BRUNSWICK – For one last time, leaders in Brunswick will argue that America is safer with the local base than without it.

“It’s like the closing arguments of a trial,” said Richard Tetrev, chairman of the Brunswick Naval Air Station Task Force. “This is it.”

On Wednesday, Tetrev will join members of Maine’s congressional delegation and Gov. John Baldacci in Washington for testimony before the Base Realignment and Closure Commission.

The group will be given one hour.

“We think we have a compelling case,” said retired Rear Adm. Harry Rich, who plans to recap the Pentagon’s own objections to closing the base.

The commission scheduled the hearing last month, after voting to add the base to its closure list.

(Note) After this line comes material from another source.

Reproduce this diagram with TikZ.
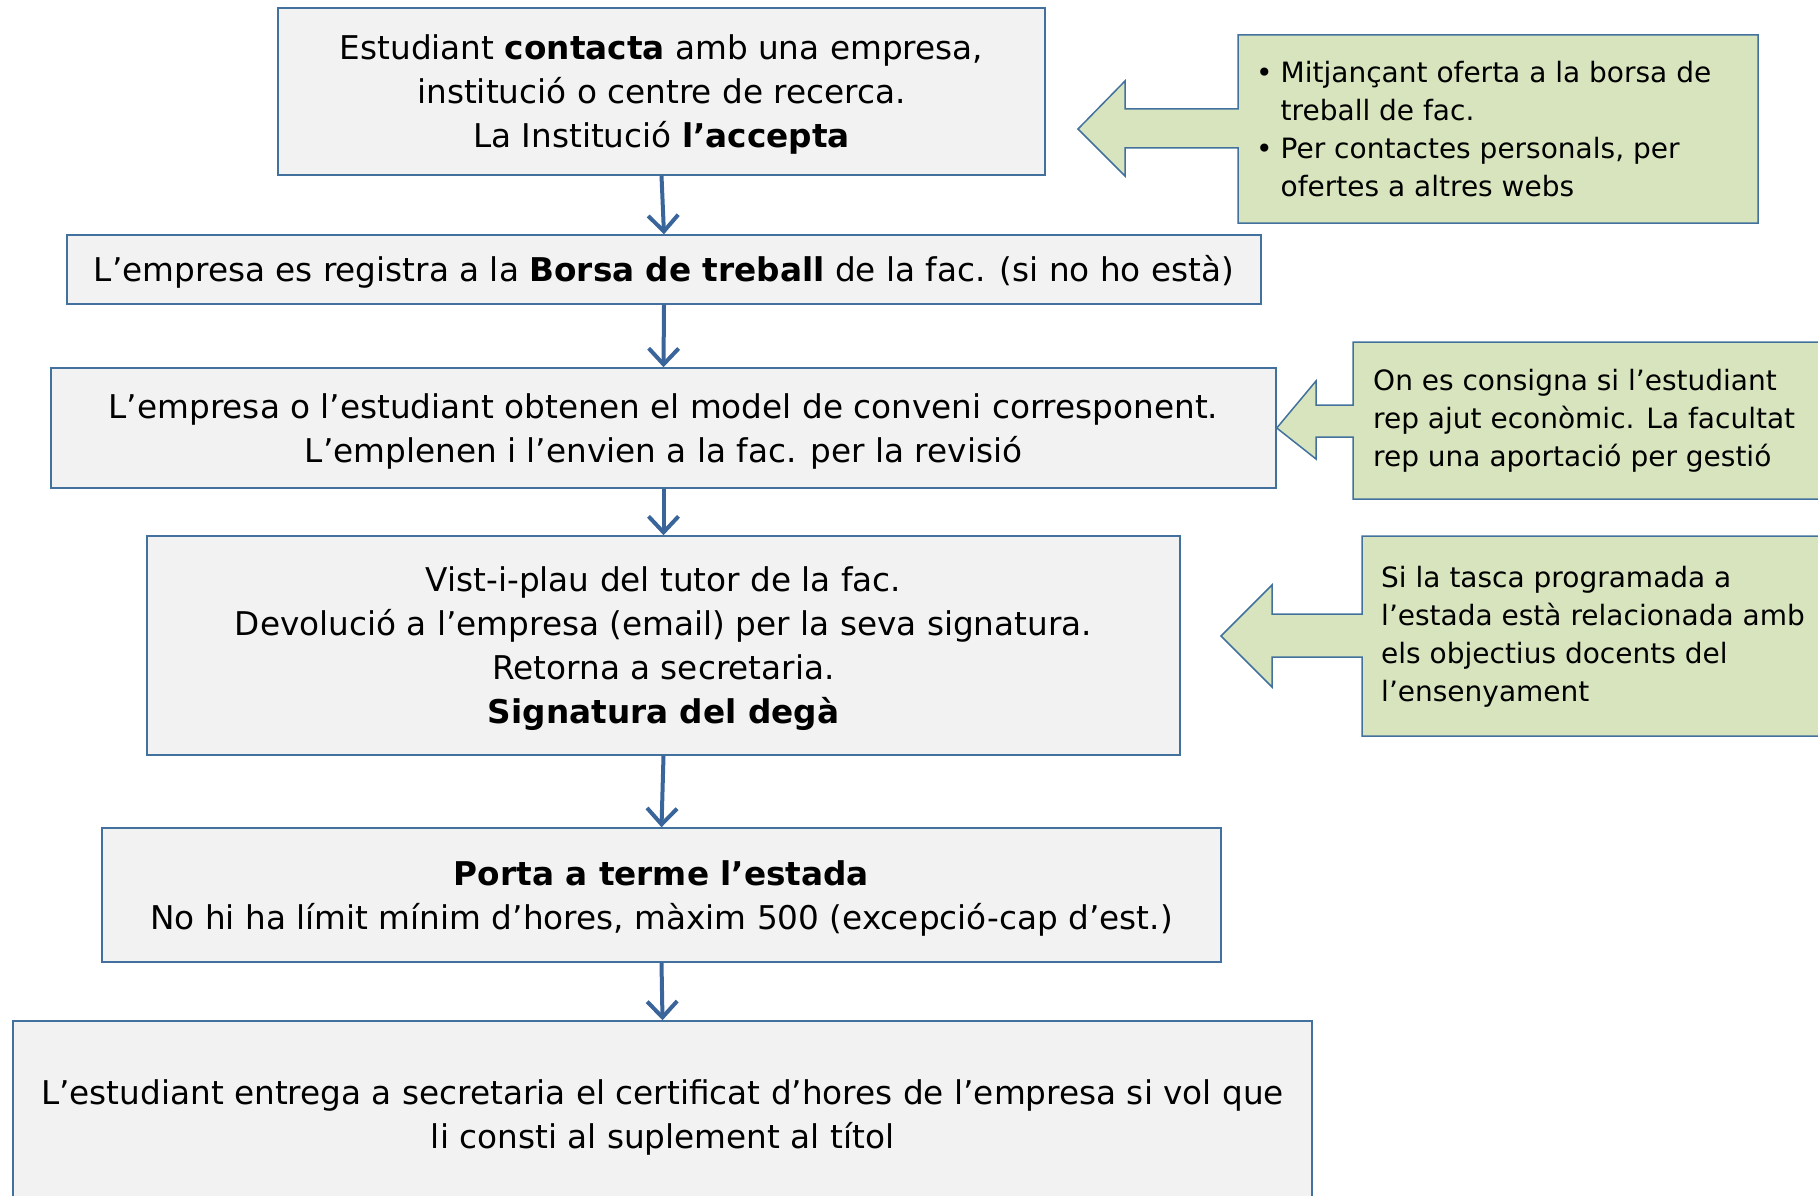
\documentclass[tikz,border=0pt]{standalone}
\usepackage{fontspec}
\setmainfont{DejaVu Sans}
\usetikzlibrary{arrows.meta}
\definecolor{boxblue}{HTML}{41719C}
\definecolor{arrowblue}{HTML}{3A659B}
\definecolor{boxgray}{HTML}{F2F2F2}
\definecolor{notegreen}{HTML}{D7E4BD}
\newcommand{\mainsize}{\fontsize{32.7}{44}\selectfont}
\newcommand{\notesize}{\fontsize{28}{38}\selectfont}

\begin{document}
\begin{tikzpicture}[x=1pt, y=-1pt,
    stepbox/.style={draw=boxblue, fill=boxgray, line width=1.5pt, align=center, inner sep=0pt,
      font=\mainsize, text depth=0pt},
    notebox/.style={draw=boxblue, fill=notegreen, line width=1.5pt, line join=miter},
    notetext/.style={align=left, inner sep=0pt, anchor=west, font=\notesize},
    flow/.style={draw=arrowblue, line width=4pt, -{Straight Barb[length=16pt, width=30pt]}}]
  \useasboundingbox (0,0) rectangle (1818,1196);

  % steps
  \node[stepbox, text height=112pt, minimum width=767pt, minimum height=167pt] (contacta) at (661.5,91.5)
    {Estudiant \textbf{contacta} amb una empresa,\\ institució o centre de recerca.\\ La Institució \textbf{l’accepta}};
  \node[stepbox, text height=24pt, minimum width=1194pt, minimum height=69pt] (borsa) at (664,269.5)
    {L’empresa es registra a la \textbf{Borsa de treball} de la fac. (si no ho està)};
  \node[stepbox, text height=68pt, minimum width=1225pt, minimum height=120pt] (conveni) at (663.5,428)
    {L’empresa o l’estudiant obtenen el model de conveni corresponent.\\ L’emplenen i l’envien a la fac. per la revisió};
  \node[stepbox, text height=156pt, minimum width=1033pt, minimum height=219pt] (vistiplau) at (663.5,645.5)
    {Vist-i-plau del tutor de la fac.\\ Devolució a l’empresa (email) per la seva signatura.\\ Retorna a secretaria.\\ \textbf{Signatura del degà}};
  \node[stepbox, text height=68pt, minimum width=1119pt, minimum height=134pt] (estada) at (661.5,895)
    {\textbf{Porta a terme l’estada}\\ No hi ha límit mínim d’hores, màxim 500 (excepció-cap d’est.)};
  \node[stepbox, text height=68pt, minimum width=1299pt, minimum height=186pt] (certificat) at (662.5,1114)
    {L’estudiant entrega a secretaria el certificat d’hores de l’empresa si vol que\\ li consti al suplement al títol};

  \draw[flow] (contacta.south) -- (borsa.north);
  \draw[flow] (borsa.south) -- (conveni.north);
  \draw[flow] (conveni.south) -- (vistiplau.north);
  \draw[flow] (vistiplau.south) -- (estada.north);
  \draw[flow] (estada.south) -- (certificat.north);

  % notes
  \draw[notebox] (1238,35) -- (1758,35) -- (1758,223) -- (1238,223) -- (1238,148) -- (1125,148)
    -- (1125,176) -- (1078,129) -- (1125,81) -- (1125,109) -- (1238,109) -- cycle;
  \node[notetext] (borsanota) at (1256,129)
    {•\hspace{8pt}Mitjançant oferta a la borsa de\\ \hphantom{•\hspace{8pt}}treball de fac.\\
     •\hspace{8pt}Per contactes personals, per\\ \hphantom{•\hspace{8pt}}ofertes a altres webs};

  \draw[notebox] (1353,342) -- (1830,342) -- (1830,499) -- (1353,499) -- (1353,437) -- (1316,437)
    -- (1316,459) -- (conveni.east) -- (1316,381) -- (1316,405) -- (1353,405) -- cycle;
  \node[notetext] (ajutnota) at (1373,421)
    {On es consigna si l’estudiant\\ rep ajut econòmic. La facultat\\ rep una aportació per gestió};

  \draw[notebox] (1362,536) -- (1830,536) -- (1830,736) -- (1362,736) -- (1362,657) -- (1272,657)
    -- (1272,687) -- (1221,636) -- (1272,585) -- (1272,614) -- (1362,614) -- cycle;
  \node[notetext] (tascanota) at (1381,637)
    {Si la tasca programada a\\ l’estada està relacionada amb\\ els objectius docents del\\ l’ensenyament};
\end{tikzpicture}
\end{document}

“When the base was added, my optimism increased,” said Rich, who once commanded every P-3 Orion squadron on the East Coast. After all, the notion of closing Brunswick was “so easy to defeat,” he said.

“But my stress level went up,” he said. The addition meant more speeches, more analysis and more travel.

Besides, nothing is certain. The base could close. It could also shrink, which the Pentagon recommended in May.

“I plan to drive a stake through realignment and kill it,” Rich said Monday.

The base’s defense has focused on its military value and strategic importance. It is the Pentagon’s last fully operational, active-duty airfield in the Northeast.

It also serves as an economic engine, which will be the topic of testimony by Baldacci and Rep. Tom Allen. Other speakers will include retired Navy Capt. Ralph Dean and Sens. Olympia Snowe and Susan Collins.

Tetrev and others, including Brunswick Town Manager Donald Gerrish, are expected to be sworn in and available in case commissioners have questions.

The commission is expected to decide the fate of all proposed bases at the end of the month. Beginning on Aug. 23, the commission is expected to discuss and vote upon each base individually. The process could take two or three days.

Until then, there will be nothing more for base supporters to do.

Kidding only a little, Rich had his own suggestion for people to lend a hand.

“Go to church every day and pray,” he said.